My lips were cracked, despite the protection much of the time when on the move from my Arab shemagh face cloth. And my eyes stung from the dust, as I found that goggles very quickly misted up.
Murad, who seemed indefatigable, shouted above the crunch of wheels on gravel, ‘Tomorrow, Insha’Alla
h, the new moon will show herself in the east. Then will be Ramadan. No food or water by day all month. This is hard.

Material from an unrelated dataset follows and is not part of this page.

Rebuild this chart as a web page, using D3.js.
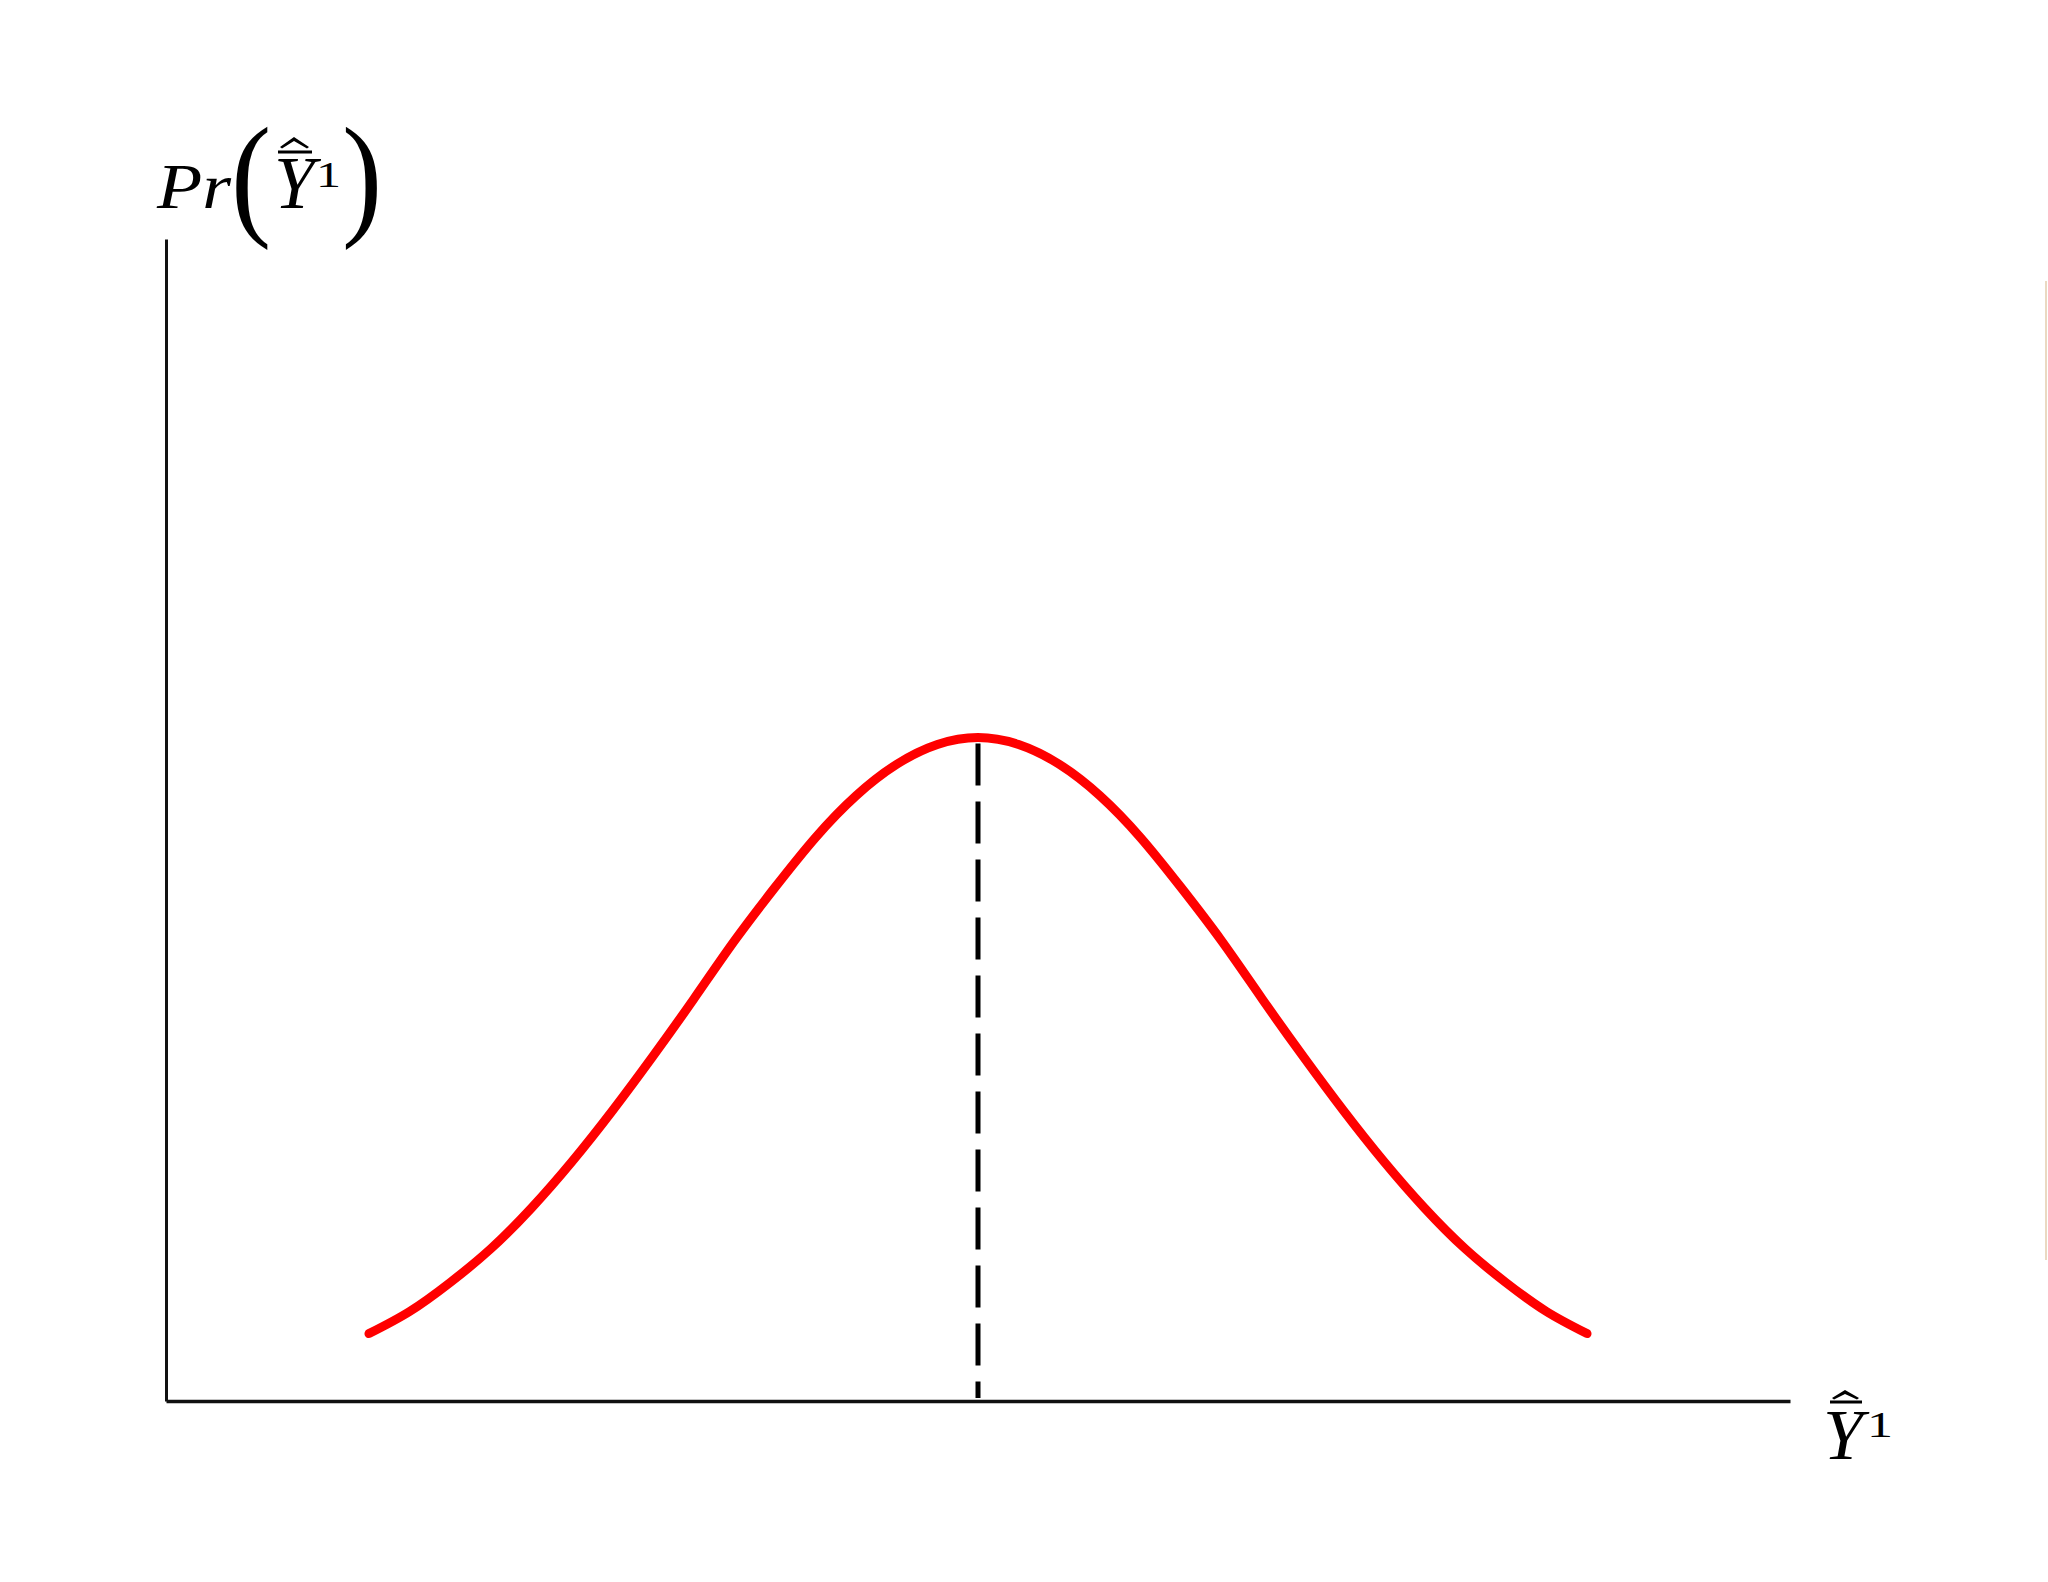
<!DOCTYPE html>
<html>
<head>
<meta charset="utf-8">
<script src="https://cdn.jsdelivr.net/npm/d3@7"></script>
<style>
  body { margin: 0; background: #fff; }
  .lbl { font-family: "Liberation Serif", "DejaVu Serif", serif; fill: #000; }
  .it { font-style: italic; }
</style>
</head>
<body>
<div id="vis"></div>
<script>

// curve values (x in axis units 0..10, y in 0..1)
var curveX = [1.25, 1.5, 1.75, 2.0, 2.25, 2.5, 2.75, 3.0, 3.25, 3.5, 3.75, 4.0, 4.25, 4.5, 4.75, 5.0,
              5.25, 5.5, 5.75, 6.0, 6.25, 6.5, 6.75, 7.0, 7.25, 7.5, 7.75, 8.0, 8.25, 8.5, 8.75];
var curveY = [0.058, 0.077, 0.102, 0.131, 0.166, 0.206, 0.250, 0.297, 0.346, 0.396, 0.442, 0.485, 0.521, 0.548, 0.565, 0.571,
              0.565, 0.548, 0.521, 0.485, 0.442, 0.396, 0.346, 0.297, 0.250, 0.206, 0.166, 0.131, 0.102, 0.077, 0.058];
var xDomain = [0, 10];
var yDomain = [0, 1];
var meanX = 5.0;
var peakY = 0.571;

var width = 2048;
var height = 1582;
var margin = {top: 239, right: 258, bottom: 181, left: 166};

var svg = d3.select("#vis")
  .append("svg")
    .attr("width", width)
    .attr("height", height);

var x = d3.scaleLinear().domain(xDomain).range([margin.left, width - margin.right]);
var y = d3.scaleLinear().domain(yDomain).range([height - margin.bottom, margin.top]);

var data = curveX.map(function(d, i) { return {x: d, y: curveY[i]}; });

// axes - only the domain lines, no ticks
svg.append("g")
    .attr("transform", "translate(0," + y(0) + ")")
    .call(d3.axisBottom(x).ticks(0).tickSizeOuter(0))
    .select(".domain")
      .attr("stroke", "#111")
      .attr("stroke-width", 3.5);

svg.append("g")
    .attr("transform", "translate(" + x(0) + ",0)")
    .call(d3.axisLeft(y).ticks(0).tickSizeOuter(0))
    .select(".domain")
      .attr("stroke", "#111")
      .attr("stroke-width", 3);

// dashed line at the mean
svg.append("line")
    .attr("x1", x(meanX)).attr("x2", x(meanX))
    .attr("y1", y(peakY) + 6)
    .attr("y2", y(0) - 3)
    .attr("stroke", "#000")
    .attr("stroke-width", 5)
    .attr("stroke-dasharray", "42,16");

// the red curve
var line = d3.line()
  .curve(d3.curveNatural)
  .x(function(d) { return x(d.x); })
  .y(function(d) { return y(d.y); });

svg.append("path")
    .datum(data)
    .attr("fill", "none")
    .attr("stroke", "#ff0000")
    .attr("stroke-width", 9)
    .attr("stroke-linecap", "round")
    .attr("stroke-linejoin", "round")
    .attr("d", line);

// hat + bar decoration over a Y glyph
function accent(xl, xr, barY, hatTop, hatBot) {
  svg.append("line")
    .attr("x1", xl).attr("x2", xr)
    .attr("y1", barY).attr("y2", barY)
    .attr("stroke", "#000").attr("stroke-width", 3);
  var mid = (xl + xr) / 2 - 1;
  svg.append("path")
    .attr("d", "M" + (xl + 2) + "," + hatBot + " L" + mid + "," + hatTop + " L" + (xr - 3) + "," + hatBot +
               " L" + (xr - 5) + "," + (hatBot + 1.5) + " L" + mid + "," + (hatTop + 4) + " L" + (xl + 4) + "," + (hatBot + 1.5) + "Z")
    .attr("fill", "#000");
}

// tall thin parenthesis
function paren(ch, px) {
  svg.append("text").attr("class", "lbl")
    .attr("transform", "translate(" + px + ",221) scale(1.05,1.17)")
    .style("font-size", "115px")
    .text(ch);
}

// y axis title  Pr(Y^1)
var lx = x(0);
svg.append("text").attr("class", "lbl it")
    .attr("x", lx - 9).attr("y", 208)
    .attr("textLength", 74)
    .attr("lengthAdjust", "spacingAndGlyphs")
    .style("font-size", "64px")
    .text("Pr");
paren("(", lx + 65);
svg.append("text").attr("class", "lbl it")
    .attr("x", lx + 108).attr("y", 208)
    .style("font-size", "73px")
    .text("Y");
accent(lx + 112, lx + 146, 152, 137, 147);
svg.append("text").attr("class", "lbl")
    .attr("x", lx + 150).attr("y", 187)
    .attr("textLength", 25)
    .attr("lengthAdjust", "spacingAndGlyphs")
    .style("font-size", "35px")
    .text("1");
paren(")", lx + 176);

// x axis title  Y^1
var rx = x(10);
svg.append("text").attr("class", "lbl it")
    .attr("x", rx + 33).attr("y", y(0) + 58)
    .style("font-size", "72px")
    .text("Y");
accent(rx + 40, rx + 72, y(0) + 1, y(0) - 11, y(0) - 3);
svg.append("text").attr("class", "lbl")
    .attr("x", rx + 77).attr("y", y(0) + 36)
    .attr("textLength", 26)
    .attr("lengthAdjust", "spacingAndGlyphs")
    .style("font-size", "36px")
    .text("1");

// faint slide edge on the right
svg.append("line")
    .attr("x1", width - 2).attr("x2", width - 2)
    .attr("y1", 281).attr("y2", 1260)
    .attr("stroke", "#ead9c2")
    .attr("stroke-width", 2);

</script>
</body>
</html>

Insha’Allah we will rest much in Ramadan, Sahib.’
Unsure whether this was a statement or a question, I replied, ‘Insha’Allah.’ Many times thereafter I found this to be an extremely useful response, since it is non-committal but denotes the pointlessness of pursuing the matter any further, since God, not the officer, will decide.
At dawn we came to the oasis of Habarut, where a wide wadi crossed in front of us denoting the unmarked border.
On the low cliffs of the Yemeni side, a whitewashed, Beau Geste-like Hollywood dream of a fortress with little towers and crenellated battlements stood guard over the Yemeni-owned springs, while on our Omani side and also on the top of the wadi’s bank our own similar fortress was situated directly opposite. Sentries could be seen pacing both sets of parapets.
The Yemeni outpost, according to our intelligence officer, Tim Landon, had originally been built as an outpost for the Hadhramaut Bedouin Legion by the British, but a year ago the British had left Aden and all of Yemen to the new Marxist-oriented government whose troops now manned the border. The tricolour of the People’s Democratic Republic of Yemen had replaced that of the Legion.
Our own fort had been built only two years before, but when I returned to Habarut in 1972 it had been demolished to a heap of rubble by the Yemenis.
After greeting our own askars, securing the pebble-floored airstrip three miles up the wadi and, by way of a Morse code message, ordering the Beaver to come quickly, I observed the opposition’s fort through my telescope. A short, moustached officer stood on the ramparts watching me through binoculars. Behind him, skylined, was the outline of a twin-barrelled machine gun pointing tactfully skywards.